** start of Recorded data **

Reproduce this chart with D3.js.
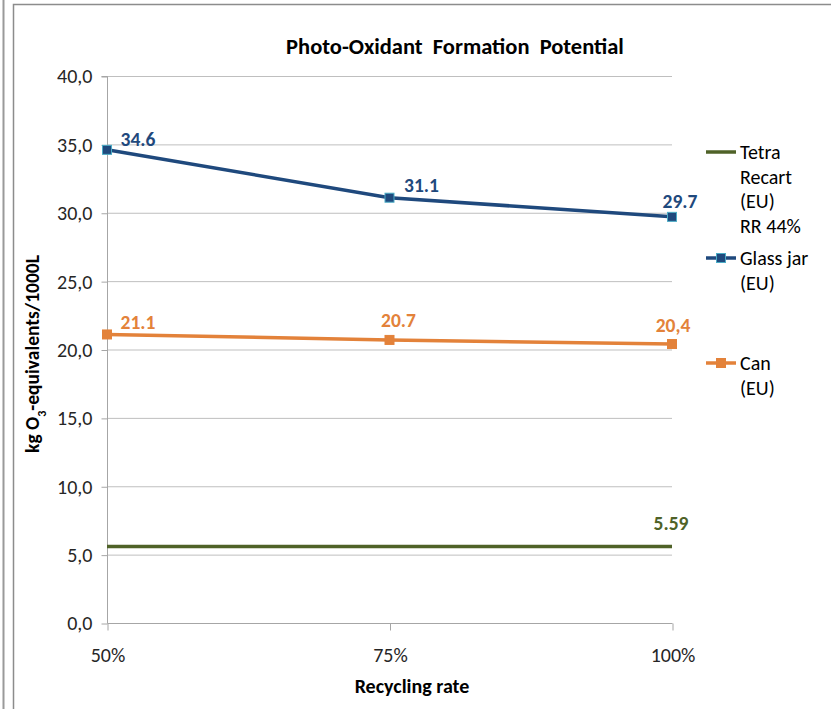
<!DOCTYPE html>
<html><head><meta charset="utf-8">
<script src="https://cdn.jsdelivr.net/npm/d3@7"></script>
<style>
body{margin:0;background:#fff;}
svg{display:block;font-family:Carlito,Lato,"Open Sans",sans-serif;}
</style></head><body>
<svg id="chart" width="831" height="709"></svg>
<script>
const categories = ["50%", "75%", "100%"];
const tetraValues = [5.59, 5.59, 5.59];
const glassValues = [34.6, 31.1, 29.7];
const canValues = [21.1, 20.7, 20.4];
const glassLabels = ["34.6", "31.1", "29.7"];
const canLabels = ["21.1", "20.7", "20,4"];
const tetraLabels = ["", "", "5.59"];
const yTicks = [0, 5, 10, 15, 20, 25, 30, 35, 40];
const legendNames = [["Tetra", "Recart", "(EU)", "RR 44%"], ["Glass jar", "(EU)"], ["Can", "(EU)"]];

const svg = d3.select("#chart");
const W = 831, H = 709;
const m = {left: 107, right: 672, top: 76, bottom: 623};

// outer frames
svg.append("line").attr("x1", 3.5).attr("x2", 3.5).attr("y1", 0).attr("y2", H)
  .attr("stroke", "#9a9a9a").attr("stroke-width", 2);
svg.append("rect").attr("x", 13.5).attr("y", 4.5).attr("width", W).attr("height", H)
  .attr("fill", "none").attr("stroke", "#8c8c8c").attr("stroke-width", 1.5);

const x = d3.scalePoint().domain(categories).range([m.left, m.right]);
const y = d3.scaleLinear().domain([0, 40]).range([m.bottom, m.top]);

// gridlines
svg.append("g").selectAll("line").data(yTicks.filter(d => d > 0)).join("line")
  .attr("x1", m.left).attr("x2", m.right)
  .attr("y1", d => y(d) + 0.5).attr("y2", d => y(d) + 0.5)
  .attr("stroke", "#bfbfbf").attr("stroke-width", 1);

// y axis
const yAxis = d3.axisLeft(y).tickValues(yTicks).tickSize(6).tickPadding(9)
  .tickFormat(d => d3.format(".1f")(d).replace(".", ","));
const gy = svg.append("g").attr("transform", `translate(${m.left + 0.5},0.5)`).call(yAxis);
gy.select(".domain").attr("stroke", "#a6a6a6").attr("d", `M-6,${m.top}H0V${m.bottom}`);
gy.selectAll(".tick line").attr("stroke", "#a6a6a6");
gy.selectAll(".tick text").attr("fill", "#262626").style("font-size", "20px")
  .style("font-family", "Carlito,Lato,sans-serif");

// x axis
const xAxis = d3.axisBottom(x).tickSize(7).tickPadding(17);
const gx = svg.append("g").attr("transform", `translate(0.5,${m.bottom + 0.5})`).call(xAxis);
gx.select(".domain").attr("stroke", "#a6a6a6").attr("d", `M${m.left},0H${m.right}`);
gx.selectAll(".tick line").attr("stroke", "#a6a6a6");
gx.selectAll(".tick text").attr("fill", "#262626").style("font-size", "20px")
  .style("font-family", "Carlito,Lato,sans-serif");

// series
const series = [
  {vals: tetraValues, labels: tetraLabels, color: "#4f6228", marker: null},
  {vals: glassValues, labels: glassLabels, color: "#1f497d", marker: "#1f497d", edge: "#4bacc6"},
  {vals: canValues, labels: canLabels, color: "#e3823a", marker: "#e3823a", edge: "#e3823a"}
];
const line = d3.line().x((d, i) => x(categories[i])).y(d => y(d));
series.forEach(s => {
  svg.append("path").datum(s.vals).attr("d", line).attr("fill", "none")
    .attr("stroke", s.color).attr("stroke-width", 3.5);
  if (s.marker) {
    svg.append("g").selectAll("rect").data(s.vals).join("rect")
      .attr("x", (d, i) => x(categories[i]) - 4.5).attr("y", d => y(d) - 4.5)
      .attr("width", 9).attr("height", 9)
      .attr("fill", s.marker).attr("stroke", s.edge).attr("stroke-width", 1);
  }
});

// data labels (offsets relative to each point)
const labelOffsets = [
  [[0, 0], [0, 0], [-1, -23]],
  [[31, -11], [32, -13], [8, -16]],
  [[31, -12], [9, -20], [1, -19]]
];
series.forEach((s, si) => {
  const items = s.vals.map((v, i) => ({v, i, label: s.labels[i]})).filter(d => d.label !== "");
  svg.append("g").selectAll("text").data(items).join("text")
    .attr("x", d => x(categories[d.i]) + labelOffsets[si][d.i][0])
    .attr("y", d => y(d.v) + labelOffsets[si][d.i][1])
    .attr("text-anchor", "middle").attr("dy", "0.35em")
    .attr("fill", s.color).style("font-weight", "bold").style("font-size", "19.5px")
    .text(d => d.label);
});

// title
svg.append("text").attr("x", 455).attr("y", 54).attr("text-anchor", "middle")
  .style("font-weight", "bold").style("font-size", "22.5px").attr("fill", "#000")
  .attr("xml:space", "preserve").text("Photo-Oxidant  Formation  Potential");

// axis titles
const yl = svg.append("text").attr("transform", "translate(39,354) rotate(-90)")
  .attr("text-anchor", "middle").style("font-weight", "bold").style("font-size", "19.5px").attr("fill", "#000");
yl.append("tspan").text("kg O");
yl.append("tspan").attr("baseline-shift", "sub").style("font-size", "12px").text("3");
yl.append("tspan").text("-equivalents/1000L");
svg.append("text").attr("x", 412).attr("y", 693).attr("text-anchor", "middle")
  .style("font-weight", "bold").style("font-size", "20px").attr("fill", "#000").text("Recycling rate");

// legend
const legendY = [152, 258, 363];
series.forEach((s, si) => {
  const g = svg.append("g").attr("transform", `translate(0,${legendY[si]})`);
  g.append("line").attr("x1", 706).attr("x2", 736).attr("y1", 0).attr("y2", 0)
    .attr("stroke", s.color).attr("stroke-width", 3.5);
  if (s.marker) g.append("rect").attr("x", 716.5).attr("y", -4.5).attr("width", 9).attr("height", 9)
    .attr("fill", s.marker).attr("stroke", s.edge);
  legendNames[si].forEach((t, li) => {
    g.append("text").attr("x", 740).attr("y", li * 24.6).attr("dy", "0.35em")
      .style("font-size", "20px").attr("fill", "#000").text(t);
  });
});
</script></body></html>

** end of Recorded data **

- Stated problem
Without including any pictures, print all of the material exactly as given.

- Reply to the task
Reproduce this chart with D3.js.
<!DOCTYPE html>
<html><head><meta charset="utf-8">
<script src="https://cdn.jsdelivr.net/npm/d3@7"></script>
<style>
body{margin:0;background:#fff;}
svg{display:block;font-family:Carlito,Lato,"Open Sans",sans-serif;}
</style></head><body>
<svg id="chart" width="831" height="709"></svg>
<script>
const categories = ["50%", "75%", "100%"];
const tetraValues = [5.59, 5.59, 5.59];
const glassValues = [34.6, 31.1, 29.7];
const canValues = [21.1, 20.7, 20.4];
const glassLabels = ["34.6", "31.1", "29.7"];
const canLabels = ["21.1", "20.7", "20,4"];
const tetraLabels = ["", "", "5.59"];
const yTicks = [0, 5, 10, 15, 20, 25, 30, 35, 40];
const legendNames = [["Tetra", "Recart", "(EU)", "RR 44%"], ["Glass jar", "(EU)"], ["Can", "(EU)"]];

const svg = d3.select("#chart");
const W = 831, H = 709;
const m = {left: 107, right: 672, top: 76, bottom: 623};

// outer frames
svg.append("line").attr("x1", 3.5).attr("x2", 3.5).attr("y1", 0).attr("y2", H)
  .attr("stroke", "#9a9a9a").attr("stroke-width", 2);
svg.append("rect").attr("x", 13.5).attr("y", 4.5).attr("width", W).attr("height", H)
  .attr("fill", "none").attr("stroke", "#8c8c8c").attr("stroke-width", 1.5);

const x = d3.scalePoint().domain(categories).range([m.left, m.right]);
const y = d3.scaleLinear().domain([0, 40]).range([m.bottom, m.top]);

// gridlines
svg.append("g").selectAll("line").data(yTicks.filter(d => d > 0)).join("line")
  .attr("x1", m.left).attr("x2", m.right)
  .attr("y1", d => y(d) + 0.5).attr("y2", d => y(d) + 0.5)
  .attr("stroke", "#bfbfbf").attr("stroke-width", 1);

// y axis
const yAxis = d3.axisLeft(y).tickValues(yTicks).tickSize(6).tickPadding(9)
  .tickFormat(d => d3.format(".1f")(d).replace(".", ","));
const gy = svg.append("g").attr("transform", `translate(${m.left + 0.5},0.5)`).call(yAxis);
gy.select(".domain").attr("stroke", "#a6a6a6").attr("d", `M-6,${m.top}H0V${m.bottom}`);
gy.selectAll(".tick line").attr("stroke", "#a6a6a6");
gy.selectAll(".tick text").attr("fill", "#262626").style("font-size", "20px")
  .style("font-family", "Carlito,Lato,sans-serif");

// x axis
const xAxis = d3.axisBottom(x).tickSize(7).tickPadding(17);
const gx = svg.append("g").attr("transform", `translate(0.5,${m.bottom + 0.5})`).call(xAxis);
gx.select(".domain").attr("stroke", "#a6a6a6").attr("d", `M${m.left},0H${m.right}`);
gx.selectAll(".tick line").attr("stroke", "#a6a6a6");
gx.selectAll(".tick text").attr("fill", "#262626").style("font-size", "20px")
  .style("font-family", "Carlito,Lato,sans-serif");

// series
const series = [
  {vals: tetraValues, labels: tetraLabels, color: "#4f6228", marker: null},
  {vals: glassValues, labels: glassLabels, color: "#1f497d", marker: "#1f497d", edge: "#4bacc6"},
  {vals: canValues, labels: canLabels, color: "#e3823a", marker: "#e3823a", edge: "#e3823a"}
];
const line = d3.line().x((d, i) => x(categories[i])).y(d => y(d));
series.forEach(s => {
  svg.append("path").datum(s.vals).attr("d", line).attr("fill", "none")
    .attr("stroke", s.color).attr("stroke-width", 3.5);
  if (s.marker) {
    svg.append("g").selectAll("rect").data(s.vals).join("rect")
      .attr("x", (d, i) => x(categories[i]) - 4.5).attr("y", d => y(d) - 4.5)
      .attr("width", 9).attr("height", 9)
      .attr("fill", s.marker).attr("stroke", s.edge).attr("stroke-width", 1);
  }
});

// data labels (offsets relative to each point)
const labelOffsets = [
  [[0, 0], [0, 0], [-1, -23]],
  [[31, -11], [32, -13], [8, -16]],
  [[31, -12], [9, -20], [1, -19]]
];
series.forEach((s, si) => {
  const items = s.vals.map((v, i) => ({v, i, label: s.labels[i]})).filter(d => d.label !== "");
  svg.append("g").selectAll("text").data(items).join("text")
    .attr("x", d => x(categories[d.i]) + labelOffsets[si][d.i][0])
    .attr("y", d => y(d.v) + labelOffsets[si][d.i][1])
    .attr("text-anchor", "middle").attr("dy", "0.35em")
    .attr("fill", s.color).style("font-weight", "bold").style("font-size", "19.5px")
    .text(d => d.label);
});

// title
svg.append("text").attr("x", 455).attr("y", 54).attr("text-anchor", "middle")
  .style("font-weight", "bold").style("font-size", "22.5px").attr("fill", "#000")
  .attr("xml:space", "preserve").text("Photo-Oxidant  Formation  Potential");

// axis titles
const yl = svg.append("text").attr("transform", "translate(39,354) rotate(-90)")
  .attr("text-anchor", "middle").style("font-weight", "bold").style("font-size", "19.5px").attr("fill", "#000");
yl.append("tspan").text("kg O");
yl.append("tspan").attr("baseline-shift", "sub").style("font-size", "12px").text("3");
yl.append("tspan").text("-equivalents/1000L");
svg.append("text").attr("x", 412).attr("y", 693).attr("text-anchor", "middle")
  .style("font-weight", "bold").style("font-size", "20px").attr("fill", "#000").text("Recycling rate");

// legend
const legendY = [152, 258, 363];
series.forEach((s, si) => {
  const g = svg.append("g").attr("transform", `translate(0,${legendY[si]})`);
  g.append("line").attr("x1", 706).attr("x2", 736).attr("y1", 0).attr("y2", 0)
    .attr("stroke", s.color).attr("stroke-width", 3.5);
  if (s.marker) g.append("rect").attr("x", 716.5).attr("y", -4.5).attr("width", 9).attr("height", 9)
    .attr("fill", s.marker).attr("stroke", s.edge);
  legendNames[si].forEach((t, li) => {
    g.append("text").attr("x", 740).attr("y", li * 24.6).attr("dy", "0.35em")
      .style("font-size", "20px").attr("fill", "#000").text(t);
  });
});
</script></body></html>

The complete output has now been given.